Back in 2010, when it was Felix Hernandez vs. David Price for the American League Cy Young, the debate centered around whether or not Hernandez's won-loss record would hurt him in the voting. It ultimately didn't, and Hernandez ended up winning the award despite his 13-12 record.
I was in the Price camp. For a number of reasons. My main argument was that if you couldn't hold Hernandez's lack of wins against him, you couldn't hold the fact that Price had 19 victories for a Rays team that won the AL East against him. Obviously the voters saw it differently and Hernandez won the award handily, receiving 21 of the 28 first-place votes.
Fast forward eight years and I'm signing a different tune. Because, despite his 10-9 record, I think the Mets' Jacob deGrom should win the National League Cy Young this season. I'm not saying he will win (that 10-9 record will definitely give some of the voters pause). But deGrom's 2018 season is much different than the one Hernandez had in 2010. And it has nothing to do with the fact that the Mets scored a grand total of about 11 runs for him all season, either.
Mets fans will recite deGrom's stats for you ad nauseam. And a lot of them are impressive. His 1.70 ERA, in today's game, is absurd. So is the fact that he gave up more than three runs in a start only once all season...when he gave up four on April 10 (in his third start of the season). But those aren't the reasons I believe deGrom deserves the Cy Young, either.
Normally I wouldn't be backing a guy who had just 10 wins for a team that's going to finish below .500 for the Cy Young. But deGrom has been the best pitcher in the National League for much of the season. And it's an unusual season in that you don't have a guy from a contender jumping into the conversation as he pitches his team into the playoffs. In fact, the Cy Young winner is almost certainly going to be from a non-playoff team. Because it's going to either deGrom or Max Scherzer.
That's the difference. That's why I'm suddenly on Team deGrom. Without that playoff tiebreaker, there's very little criteria to separate the two main candidates. So it becomes deGrom's ERA against Scherzer's everything else. Scherzer leads the National League in wins (18), innings (220.2) and opponents' batting average (.188). And he has that gaudy 300-strikeout number that may very well swing the vote in his favor.
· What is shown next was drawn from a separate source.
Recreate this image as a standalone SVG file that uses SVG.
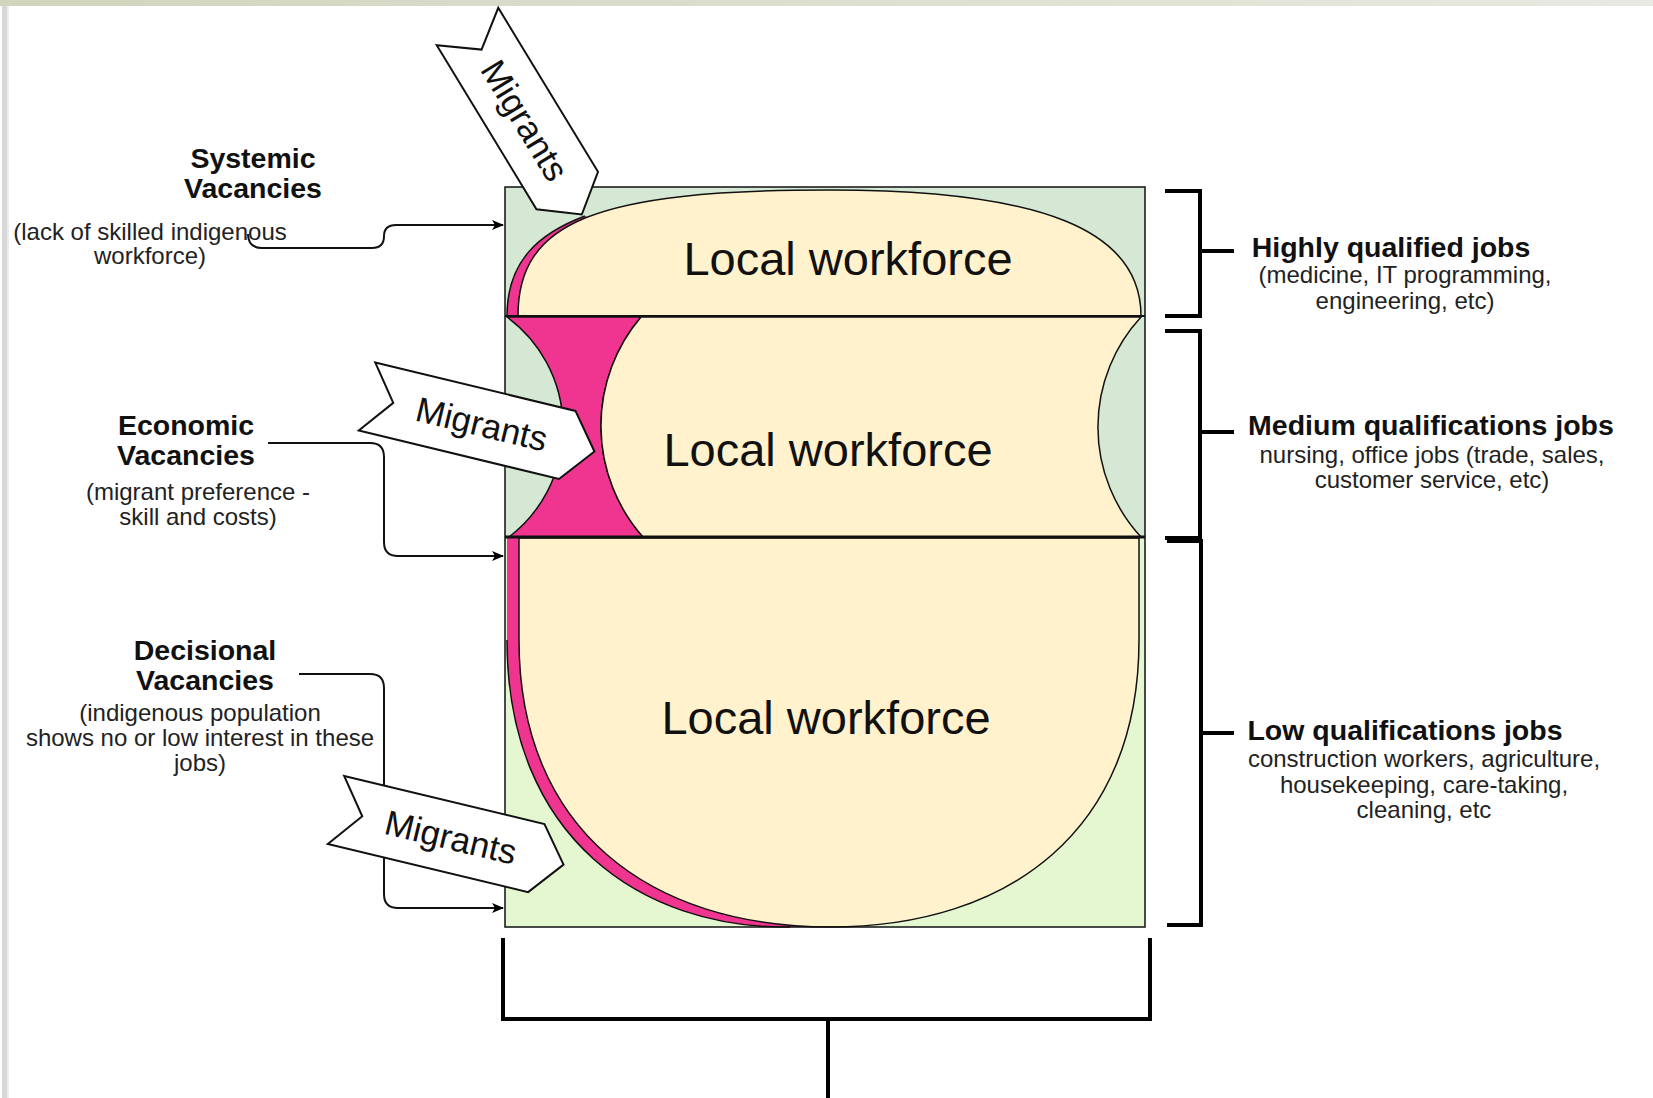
<svg xmlns="http://www.w3.org/2000/svg" width="1653" height="1098" viewBox="0 0 1653 1098">
<defs>
<linearGradient id="band" x1="0" y1="0" x2="1" y2="0">
<stop offset="0" stop-color="#d1d5bd"/>
<stop offset="1" stop-color="#e8e9e1"/>
</linearGradient>
<marker id="ah" viewBox="0 0 12 10" refX="11" refY="5" markerWidth="12" markerHeight="10" markerUnits="userSpaceOnUse" orient="auto">
<path d="M0,0 L12,5 L0,10 L3,5 Z" fill="#000"/>
</marker>
<path id="migArrowShort" d="M0,-36 L192,-36 L220,0 L192,36 L0,36 L27,0 Z"/>
<path id="migArrowLong" d="M0,-35 L206,-35 L234,0 L206,35 L0,35 L27,0 Z"/>
</defs>
<style>
.bold{font-family:"Liberation Sans",Arial,sans-serif;font-weight:bold;font-size:28.5px;fill:#111;text-anchor:middle}
.sub{font-family:"Liberation Sans",Arial,sans-serif;font-size:24px;fill:#222;text-anchor:middle}
.lw{font-family:"Liberation Sans",Arial,sans-serif;font-size:47px;fill:#111;text-anchor:middle}
.mig{font-family:"Liberation Sans",Arial,sans-serif;font-size:35px;fill:#111;text-anchor:middle}
.arrowshape{fill:#fff;stroke:#111;stroke-width:2}
.conn{fill:none;stroke:#111;stroke-width:2}
.brk{fill:none;stroke:#000;stroke-width:4}
.yel{fill:#fff2cc;stroke:#111;stroke-width:1.5}
.pink{fill:#f03590}
.out{fill:none;stroke:#111;stroke-width:1.5}
</style>
<rect width="1653" height="1098" fill="#fff"/>
<rect x="0" y="0" width="1653" height="6" fill="url(#band)"/>
<rect x="2" y="6" width="6" height="1092" fill="#d8d8d8"/>
<rect x="7" y="6" width="2" height="1092" fill="#ececec"/>

<g id="workforce-box">
<rect x="505" y="187" width="640" height="129" fill="#d5e8d4"/>
<rect x="505" y="316" width="640" height="221" fill="#d5e8d4"/>
<rect x="505" y="537" width="640" height="390" fill="#e4f7d0"/>
</g>

<g id="top-section">
<path class="pink" d="M507,316 C507,260 540,233 585,216 L640,240 L640,316 Z"/>
<path class="out" d="M507,316 C507,260 540,233 585,216"/>
<path class="yel" d="M518,316 C518,221.5 596,190 830,190 C1041.5,190 1141,230 1141,316 Z"/>
<text class="lw" x="848" y="275">Local workforce</text>
</g>

<g id="middle-section">
<path class="pink" stroke="#111" stroke-width="1.5" d="M507,317 L641,317 A168,168 0 0 0 643,537 L509,537 A137.5,137.5 0 0 0 507,317 Z"/>
<path class="yel" d="M641,317 L1141,317 A162,162 0 0 0 1141,537 L643,537 A168,168 0 0 1 641,317 Z"/>
<text class="lw" x="828" y="466">Local workforce</text>
</g>

<g id="bottom-section">
<path class="pink" d="M507,538 L507,640 C507,838 642,929 790,927 L830,927 L830,538 Z"/>
<path class="out" d="M507,640 C507,838 642,929 790,927"/>
<path class="yel" d="M519,538 L519,640 C519,830 650,927 830,927 C1010,927 1139,830 1139,640 L1139,538 Z"/>
<text class="lw" x="826" y="734">Local workforce</text>
</g>

<g id="box-outline">
<rect x="505" y="187" width="640" height="740" fill="none" stroke="#111" stroke-width="1.5"/>
<line x1="505" y1="316" x2="1145" y2="316" stroke="#111" stroke-width="2"/>
<line x1="505" y1="537" x2="1145" y2="537" stroke="#111" stroke-width="3"/>
</g>

<g id="connectors">
<path class="conn" marker-end="url(#ah)" d="M248,234 Q248,248 262,248 L372,248 Q384,248 384,236 Q384,225 396,225 L503,225"/>
<path class="conn" marker-end="url(#ah)" d="M268,443 L370,443 Q384,443 384,457 L384,542 Q384,556 398,556 L503,556"/>
<path class="conn" marker-end="url(#ah)" d="M299,674 L370,674 Q384,674 384,688 L384,894 Q384,908 398,908 L503,908"/>
</g>

<g id="migrants-top">
<use href="#migArrowShort" class="arrowshape" transform="translate(467.5,26.5) rotate(58.7)"/>
<text class="mig" transform="translate(467.5,26.5) rotate(58.7)" x="110" y="12">Migrants</text>
</g>
<g id="migrants-middle">
<use href="#migArrowLong" class="arrowshape" transform="translate(367,396.5) rotate(13.6)"/>
<text class="mig" transform="translate(367,396.5) rotate(13.6)" x="118" y="12">Migrants</text>
</g>
<g id="migrants-bottom">
<use href="#migArrowLong" class="arrowshape" transform="translate(336,810) rotate(13.5)"/>
<text class="mig" transform="translate(336,810) rotate(13.5)" x="118" y="12">Migrants</text>
</g>

<g id="label-systemic">
<text class="bold" x="253" y="168">Systemic</text>
<text class="bold" x="253" y="198">Vacancies</text>
<text class="sub" x="150" y="240">(lack of skilled indigenous</text>
<text class="sub" x="150" y="264">workforce)</text>
</g>
<g id="label-economic">
<text class="bold" x="186" y="435">Economic</text>
<text class="bold" x="186" y="465">Vacancies</text>
<text class="sub" x="198" y="500">(migrant preference -</text>
<text class="sub" x="198" y="525">skill and costs)</text>
</g>
<g id="label-decisional">
<text class="bold" x="205" y="660">Decisional</text>
<text class="bold" x="205" y="690">Vacancies</text>
<text class="sub" x="200" y="721">(indigenous population</text>
<text class="sub" x="200" y="746">shows no or low interest in these</text>
<text class="sub" x="200" y="771">jobs)</text>
</g>

<g id="bracket-high">
<path class="brk" d="M1165,191 L1200,191 L1200,316 L1165,316 M1200,251 L1234,251"/>
<text class="bold" x="1391" y="257">Highly qualified jobs</text>
<text class="sub" x="1405" y="283">(medicine, IT programming,</text>
<text class="sub" x="1405" y="309">engineering, etc)</text>
</g>
<g id="bracket-medium">
<path class="brk" d="M1165,331 L1200,331 L1200,538 L1165,538 M1200,432 L1234,432"/>
<text class="bold" x="1431" y="435">Medium qualifications jobs</text>
<text class="sub" x="1432" y="463">nursing, office jobs (trade, sales,</text>
<text class="sub" x="1432" y="488">customer service, etc)</text>
</g>
<g id="bracket-low">
<path class="brk" d="M1167,541 L1201,541 L1201,925 L1167,925 M1201,733 L1234,733"/>
<text class="bold" x="1405" y="740">Low qualifications jobs</text>
<text class="sub" x="1424" y="767">construction workers, agriculture,</text>
<text class="sub" x="1424" y="793">housekeeping, care-taking,</text>
<text class="sub" x="1424" y="818">cleaning, etc</text>
</g>

<g id="bracket-bottom">
<path class="brk" d="M503,938 L503,1019 L1150,1019 L1150,938 M828,1019 L828,1098"/>
</g>
</svg>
Scherzer wouldn't be a bad choice. I'd have absolutely no problem with him winning his third straight NL Cy Young. After all, the same things you're saying can't be held against deGrom can't be held against Scherzer, either. It's not his fault the Nationals underachieved spectacularly. Just like it's not deGrom's fault the Mets never scored on the days he pitched.
And I can see the 10-win thing being a problem, too. That would be the lowest win total, by far, for any starting pitcher ever to win the Cy Young. The current low is 13, shared by Hernandez and Fernando Valenzuela, but that one comes with an asterisk since it came during the 1981 strike season. In fact, there have even been two relievers who've won Cy Youngs with 13 or more wins.
So the 10 would be setting new ground. And as much as some people might want to discount pitcher wins, that's still a remarkably low number for a starter. Especially one who was active for the entire season. I also have no doubt that had deGrom not won his last start to finish 10-9 on the season, it would go to Scherzer hands down. Because, no matter how dominant his numbers might've suggested, a record at or below .500 would've suggested otherwise.
But deGrom did win his last start, taking the .500 thing out of the equation. So now it just becomes a preference between deGrom's ERA on a disappointing Mets team or Scherzer's strikeouts on a disappointing Nationals team. They were both dominant, but in different ways. DeGrom finessed you while Scherzer overpowered you. Either way, you couldn't hit either one of them.
It'll be fascinating to see what the voters prefer. If they value Scherzer's wins, he should be the favorite. If they don't think wins are as important, their vote will probably go deGrom's way. That precedent's already been set with Hernandez's win in the American League eight years ago. Although, it's worth noting that the voters are two writers in each National League city, so the voting pool is completely different than it was for the 2010 AL Cy Young.
Regardless, National League Cy Young will be the most intriguing vote of the eight major MLB Awards. Jacob deGrom's season is over. Max Scherzer has one start left. Then the debate will begin. My vote would go to deGrom. We'll see what the writers decide.